__Task brief__
Print all of the lines exactly. Any picture among them stays out.

__Provided material__
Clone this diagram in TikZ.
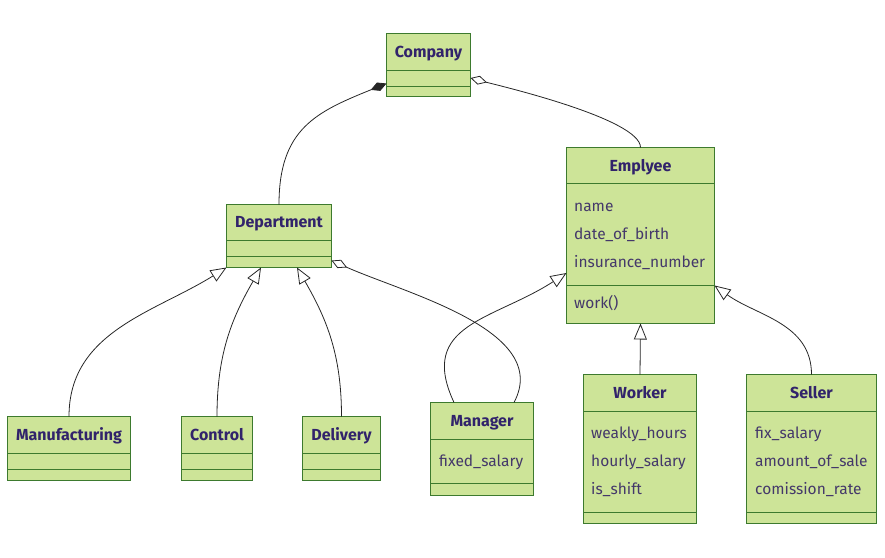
\documentclass[tikz,border=0pt]{standalone}
\usepackage{fontspec}
\setmainfont{Fira Sans}
\usetikzlibrary{arrows.meta}
\definecolor{classfill}{HTML}{CDE498}
\definecolor{classborder}{HTML}{3D7A2E}
\definecolor{classtext}{HTML}{31236B}
\definecolor{attrcolor}{HTML}{44386A}
\tikzset{
	classbox/.style={draw=classborder, fill=classfill, line width=1pt, inner sep=0pt, outer sep=0pt},
	classline/.style={draw=classborder, line width=0.9pt},
	classname/.style={font=\bfseries\fontsize{16}{18}\selectfont, text=classtext, inner sep=0pt, anchor=base},
	attrtext/.style={font=\fontsize{15.5}{18}\selectfont, text=attrcolor, inner sep=0pt, anchor=base west},
	relation/.style={draw=black!85, line width=0.8pt},
	extends/.style={relation, -{Triangle[open, length=16pt, width=13pt, fill=white]}},
	aggregates/.style={relation, -{Diamond[open, length=17pt, width=9pt, fill=white]}},
	composes/.style={relation, -{Diamond[length=17pt, width=9pt]}},
}
\begin{document}
\begin{tikzpicture}[x=1pt, y=-1pt]
	\useasboundingbox (0,0) rectangle (885,557);
	% Classes
	\node[classbox, minimum width=84, minimum height=63] (company) at (428.5,65) {};
	\node[classbox, minimum width=105, minimum height=63] (department) at (279,236) {};
	\node[classbox, minimum width=148, minimum height=176] (employee) at (640.5,235.5) {};
	\node[classbox, minimum width=103, minimum height=92.5] (manager) at (482,448.75) {};
	\node[classbox, minimum width=113, minimum height=149] (worker) at (640,449) {};
	\node[classbox, minimum width=130, minimum height=149] (seller) at (811.5,449) {};
	\foreach \name/\x/\w in {manufacturing/69/123, control/217/71, delivery/341.5/78}
		\node[classbox, minimum width=\w, minimum height=64] (\name) at (\x,448.5) {};
	% Compartments
	\draw[classline] (386.5,70) -- (470.5,70) (386.5,86.5) -- (470.5,86.5);
	\draw[classline] (226.5,240.5) -- (331.5,240.5) (226.5,256.5) -- (331.5,256.5);
	\draw[classline] (566.5,183.5) -- (714.5,183.5) (566.5,285) -- (714.5,285);
	\draw[classline] (430.5,439) -- (533.5,439) (430.5,483.5) -- (533.5,483.5);
	\draw[classline] (583.5,411) -- (696.5,411) (583.5,512) -- (696.5,512);
	\draw[classline] (746.5,411) -- (876.5,411) (746.5,512) -- (876.5,512);
	\draw[classline] (7.5,453) -- (130.5,453) (7.5,469) -- (130.5,469);
	\draw[classline] (181.5,453) -- (252.5,453) (181.5,469) -- (252.5,469);
	\draw[classline] (302.5,453) -- (380.5,453) (302.5,469) -- (380.5,469);
	% Names
	\node[classname] (company-name) at (428.5,57) {Company};
	\node[classname] (department-name) at (279,227) {Department};
	\node[classname] (employee-name) at (640.5,171) {Emplyee};
	\node[classname] (manager-name) at (482,426) {Manager};
	\node[classname] (worker-name) at (640,398) {Worker};
	\node[classname] (seller-name) at (811.5,398) {Seller};
	\node[classname] (manufacturing-name) at (69,440) {Manufacturing};
	\node[classname] (control-name) at (217,440) {Control};
	\node[classname] (delivery-name) at (341.5,440) {Delivery};
	% Members
	\foreach \attr [count=\i] in {name, date\_of\_birth, insurance\_number}
		\node[attrtext] (employee-attr\i) at (574, 183+28*\i) {\attr};
	\node[attrtext] (employee-op) at (574,308) {work()};
	\node[attrtext] (manager-attr) at (439,466) {fixed\_salary};
	\foreach \attr [count=\i] in {weakly\_hours, hourly\_salary, is\_shift}
		\node[attrtext] (worker-attr\i) at (591, 410+28*\i) {\attr};
	\foreach \attr [count=\i] in {fix\_salary, amount\_of\_sale, comission\_rate}
		\node[attrtext] (seller-attr\i) at (755, 410+28*\i) {\attr};
	% Relations
	\draw[composes] (department.north) to[out=90, in=202, looseness=1.2] ([yshift=13pt]company.south west);
	\draw[aggregates] (employee.north) to[out=90, in=-15, looseness=0.4] ([yshift=18.5pt]company.south east);
	\draw[extends] (manufacturing.north) to[out=90, in=212] (department.south west);
	\draw[extends] (control.north) to[out=90, in=240] ([xshift=-18pt]department.south);
	\draw[extends] (delivery.north) to[out=90, in=300] ([xshift=18pt]department.south);
	\draw[aggregates] ([xshift=32pt]manager.north) to[out=62, in=-24, looseness=0.9] ([yshift=7pt]department.south east);
	\draw[extends] ([xshift=-28pt]manager.north) to[out=115, in=213, looseness=1.3] ([yshift=50.5pt]employee.south west);
	\draw[extends] (worker.north) -- (employee.south);
	\draw[extends] (seller.north) to[out=90, in=324] ([yshift=38pt]employee.south east);
\end{tikzpicture}
\end{document}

__Response to the task__
Clone this diagram in TikZ.
\documentclass[tikz,border=0pt]{standalone}
\usepackage{fontspec}
\setmainfont{Fira Sans}
\usetikzlibrary{arrows.meta}
\definecolor{classfill}{HTML}{CDE498}
\definecolor{classborder}{HTML}{3D7A2E}
\definecolor{classtext}{HTML}{31236B}
\definecolor{attrcolor}{HTML}{44386A}
\tikzset{
	classbox/.style={draw=classborder, fill=classfill, line width=1pt, inner sep=0pt, outer sep=0pt},
	classline/.style={draw=classborder, line width=0.9pt},
	classname/.style={font=\bfseries\fontsize{16}{18}\selectfont, text=classtext, inner sep=0pt, anchor=base},
	attrtext/.style={font=\fontsize{15.5}{18}\selectfont, text=attrcolor, inner sep=0pt, anchor=base west},
	relation/.style={draw=black!85, line width=0.8pt},
	extends/.style={relation, -{Triangle[open, length=16pt, width=13pt, fill=white]}},
	aggregates/.style={relation, -{Diamond[open, length=17pt, width=9pt, fill=white]}},
	composes/.style={relation, -{Diamond[length=17pt, width=9pt]}},
}
\begin{document}
\begin{tikzpicture}[x=1pt, y=-1pt]
	\useasboundingbox (0,0) rectangle (885,557);
	% Classes
	\node[classbox, minimum width=84, minimum height=63] (company) at (428.5,65) {};
	\node[classbox, minimum width=105, minimum height=63] (department) at (279,236) {};
	\node[classbox, minimum width=148, minimum height=176] (employee) at (640.5,235.5) {};
	\node[classbox, minimum width=103, minimum height=92.5] (manager) at (482,448.75) {};
	\node[classbox, minimum width=113, minimum height=149] (worker) at (640,449) {};
	\node[classbox, minimum width=130, minimum height=149] (seller) at (811.5,449) {};
	\foreach \name/\x/\w in {manufacturing/69/123, control/217/71, delivery/341.5/78}
		\node[classbox, minimum width=\w, minimum height=64] (\name) at (\x,448.5) {};
	% Compartments
	\draw[classline] (386.5,70) -- (470.5,70) (386.5,86.5) -- (470.5,86.5);
	\draw[classline] (226.5,240.5) -- (331.5,240.5) (226.5,256.5) -- (331.5,256.5);
	\draw[classline] (566.5,183.5) -- (714.5,183.5) (566.5,285) -- (714.5,285);
	\draw[classline] (430.5,439) -- (533.5,439) (430.5,483.5) -- (533.5,483.5);
	\draw[classline] (583.5,411) -- (696.5,411) (583.5,512) -- (696.5,512);
	\draw[classline] (746.5,411) -- (876.5,411) (746.5,512) -- (876.5,512);
	\draw[classline] (7.5,453) -- (130.5,453) (7.5,469) -- (130.5,469);
	\draw[classline] (181.5,453) -- (252.5,453) (181.5,469) -- (252.5,469);
	\draw[classline] (302.5,453) -- (380.5,453) (302.5,469) -- (380.5,469);
	% Names
	\node[classname] (company-name) at (428.5,57) {Company};
	\node[classname] (department-name) at (279,227) {Department};
	\node[classname] (employee-name) at (640.5,171) {Emplyee};
	\node[classname] (manager-name) at (482,426) {Manager};
	\node[classname] (worker-name) at (640,398) {Worker};
	\node[classname] (seller-name) at (811.5,398) {Seller};
	\node[classname] (manufacturing-name) at (69,440) {Manufacturing};
	\node[classname] (control-name) at (217,440) {Control};
	\node[classname] (delivery-name) at (341.5,440) {Delivery};
	% Members
	\foreach \attr [count=\i] in {name, date\_of\_birth, insurance\_number}
		\node[attrtext] (employee-attr\i) at (574, 183+28*\i) {\attr};
	\node[attrtext] (employee-op) at (574,308) {work()};
	\node[attrtext] (manager-attr) at (439,466) {fixed\_salary};
	\foreach \attr [count=\i] in {weakly\_hours, hourly\_salary, is\_shift}
		\node[attrtext] (worker-attr\i) at (591, 410+28*\i) {\attr};
	\foreach \attr [count=\i] in {fix\_salary, amount\_of\_sale, comission\_rate}
		\node[attrtext] (seller-attr\i) at (755, 410+28*\i) {\attr};
	% Relations
	\draw[composes] (department.north) to[out=90, in=202, looseness=1.2] ([yshift=13pt]company.south west);
	\draw[aggregates] (employee.north) to[out=90, in=-15, looseness=0.4] ([yshift=18.5pt]company.south east);
	\draw[extends] (manufacturing.north) to[out=90, in=212] (department.south west);
	\draw[extends] (control.north) to[out=90, in=240] ([xshift=-18pt]department.south);
	\draw[extends] (delivery.north) to[out=90, in=300] ([xshift=18pt]department.south);
	\draw[aggregates] ([xshift=32pt]manager.north) to[out=62, in=-24, looseness=0.9] ([yshift=7pt]department.south east);
	\draw[extends] ([xshift=-28pt]manager.north) to[out=115, in=213, looseness=1.3] ([yshift=50.5pt]employee.south west);
	\draw[extends] (worker.north) -- (employee.south);
	\draw[extends] (seller.north) to[out=90, in=324] ([yshift=38pt]employee.south east);
\end{tikzpicture}
\end{document}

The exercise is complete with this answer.